The problem is, it's hard to say what distinguishes this Jack Ryan from other movies and TV shows of this ilk. Previous movies to feature the character at least added a hook -- whether it was the IRA or the drug cartels or Sean Connery on a submarine -- but this new version just plonks him into generic geopolitical plotting against enemies foreign and domestic. Clancy may have mastered the concept of the desk jockey dragged into action in his original novels, but since then we've had Homeland, Spy Game, Body of Lies, Zero Dark Thirty, The Kingdom, Hulu's The Looming Tower, Amazon's own Patriot... The list goes on. Most of those have at least some unique angle or fresh voice that Jack Ryan -- both the character and the show -- just seem to lack.

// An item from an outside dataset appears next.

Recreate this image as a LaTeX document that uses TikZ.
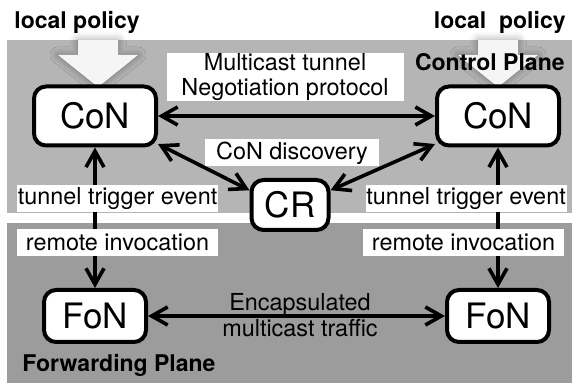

jack-ryan-screen-shot-2018-08-16-at-21-46-38

Dina Shihabi and Ali Suliman star in Jack Ryan.

Amazon

The expanded length of a TV series does allow for some attempts at nuance. A major subplot involves a sympathetic look at the bad guy's family, and there's a repeated visual motif of people in the Middle East living normal happy lives until they're violently disturbed by the arrival of armed men. It's a nice choice too to make Ryan's boss a Muslim.

But like many shows making entertainment out of real-world violence, the show glosses over a few things that could bear closer inspection. Like the fact the story begins with the main character waltzing into a sovereign country to torture some guys who've been kidnapped off the street. Or like how even on home soil our intrepid heroes are depicted rolling into predominantly Muslim neighbourhoods in armoured vehicles as if it's enemy territory. 

And in episode 3, the introduction of an Air Force drone crew gives us characters literally watching the horror unfold on TV screens -- just like we are. In the show, they find righteous redemption through an illegal drone strike. In real life, 44 children killed in the bombing of a school bus last week are only the latest casualties of the civil war in Yemen, not to mention those killed directly by US and UK drone strikes in the country and across the globe.

The character of Jack Ryan carries the scars of his past. But Amazon's derivative setup can't find anything unique or fresh to do with the character, if there is anything unique or fresh about him. The show is glossy and expensive and pretty functional if you like this sort of thing, but not even Jim from The Office can make Jack Ryan fun.